Heightened Volatility Makes the Market a Scarier PlaceMonday, September 28th, 2015
Increased market volatility makes it harder for investors to stay the course. Investors have not had to fear volatility much over the past few years as the market went nearly four years between corrections (a decline of at least 10%). However, the market cannot continually move higher. In fact, as depicted in the following chart which includes data through June 30, low double-digit, intra-year declines are more or less par for the course. In presenting this chart, we are not saying that the market will finish the year with positive returns. To be honest, we do not know if the market will move higher or lower from here for the rest of the year. Not even the most brilliant market pundit or prognosticator knows for sure. At the same time, we remain steadfast in our belief that over the long term, the market’s bias should be to the upside.
As far back as January we opined that market volatility would likely be higher this year. Not unexpectedly, this call proved a little early as the market (as measured by the S&P 500) meandered for most of the 2015’s first few months. In fact, the market continued to trade within a narrow range until late August.
We at BWFA take comfort in believing that our clients as a group are not overreacting to the market’s increased volatility. In short, our phones have not been ringing off the hook and there have not been panicked calls of the “get me out of the markets” variety.

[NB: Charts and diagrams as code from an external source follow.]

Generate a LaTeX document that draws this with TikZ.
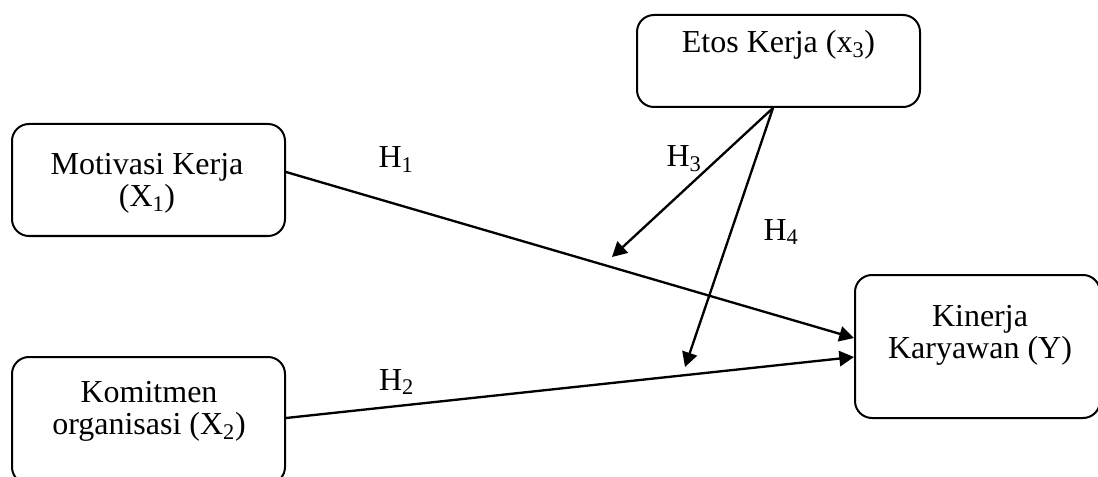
\documentclass[tikz,border=0pt]{standalone}
\usepackage{fontspec}
\setmainfont{Liberation Serif}
\usetikzlibrary{arrows.meta,calc}
\begin{document}
\begin{tikzpicture}[x=0.75pt,y=-0.75pt,
  box/.style={draw, line width=1.5pt, rounded corners=12.75pt, inner sep=0pt},
  txt/.style={font=\fontsize{24pt}{24pt}\selectfont, align=center, inner sep=0pt},
  conn/.style={line width=1.75pt, -{Triangle[length=11pt,width=11.5pt]}},
  hyp/.style={font=\fontsize{24pt}{24pt}\selectfont, inner sep=0pt, anchor=base}]
\useasboundingbox (0,0) rectangle (1098,477);
% boxes
\node[box, minimum width=204.75pt, minimum height=84pt] (mot) at (148.5,180) {};
\node[box, minimum width=204.75pt, minimum height=95.25pt] (kom) at (148.5,420.5) {};
\node[box, minimum width=212.25pt, minimum height=69pt] (etos) at (778.5,61) {};
\node[box, minimum width=183.75pt, minimum height=107.25pt] (kin) at (977.5,346.5) {};
% box texts
\node[txt] (motT) at (147,183.5) {Motivasi Kerja\\(X\textsubscript{1})};
\node[txt] (komT) at (149,411.5) {Komitmen\\organisasi (X\textsubscript{2})};
\node[txt] (etosT) at (778.5,44.5) {Etos Kerja (x\textsubscript{3})};
\node[txt] (kinT) at (980,335.5) {Kinerja\\Karyawan (Y)};
% connectors
\coordinate (t3) at (612,257);
\coordinate (t4) at (685,367);
\draw[conn] ($(mot.east)+(0,-8)$) -- ($(kin.west)+(0,-8.5)$);
\draw[conn] ($(kom.east)+(0,-2.5)$) -- ($(kin.west)+(0,10.5)$);
\draw[conn] ($(etos.south)+(-5.5,0)$) -- (t3);
\draw[conn] ($(etos.south)+(-5.5,0)$) -- (t4);
% hypothesis labels
\node[hyp] (h1) at (396,168) {H\textsubscript{1}};
\node[hyp] (h2) at (396.5,390) {H\textsubscript{2}};
\node[hyp] (h3) at (684,167) {H\textsubscript{3}};
\node[hyp] (h4) at (781,240) {H\textsubscript{4}};
\end{tikzpicture}
\end{document}
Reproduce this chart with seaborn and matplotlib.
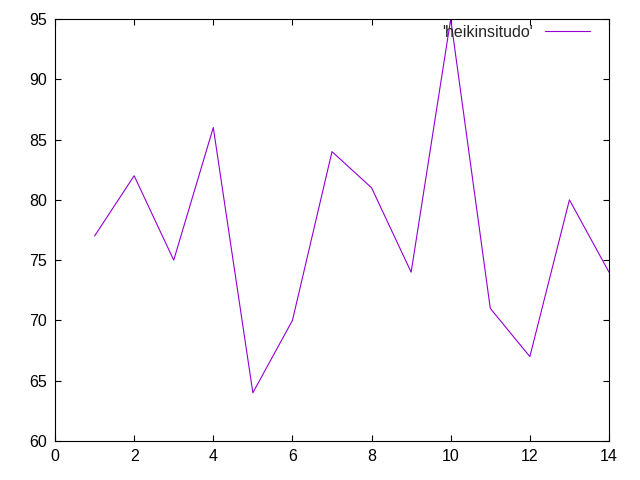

Across the broader population, there were likely many such calls as, according to the Investment Company Institute, there were more redemptions from equity mutual funds in August’s last two weeks than there have been since the depths of the 2008-09 financial crisis. Many people apparently want out of the market. This is not surprising as the natural instinct for many investors is to sell equities. However, we think that would be a mistake. Selling during a turbulent period will often lock in losses or force you to pay taxes on gains. And, it also raises the question of what do you do with the proceeds. Instead, we favor the words of legendary investor Sir John Templeton, “To buy when others are despondently selling and sell when others are greedily buying requires the greatest fortitude and pays the greatest ultimate rewards.”
It is our belief that rather than exiting the markets, investors should stay the course and seek potential opportunities along the way. It is more important to keep long-term goals in mind and remain on track. At the same time, there could be more volatility ahead.
Emotions are powerful and can negatively impact market returns. At the same time, it is important to remember the logic associated with investing for the long term. While we have only initiated positions in a couple of new equities so far (it takes time to implement our research process and decide whether a stock is attractively valued and appropriate for client portfolios), we are finding more potential investment opportunities than we have in some time. We also note that just because in the past a stock traded at a higher price (and valuation) than it does today does not mean it is currently a bargain. Sometimes individual stocks become overvalued. When making a decision to invest in a security, it is important to fully assess the valuation, the financial strength, the capabilities of management, the quality of earnings and to understand the company’s long-term prospects before deciding to invest. Higher or lower market volatility should not impact our investment process.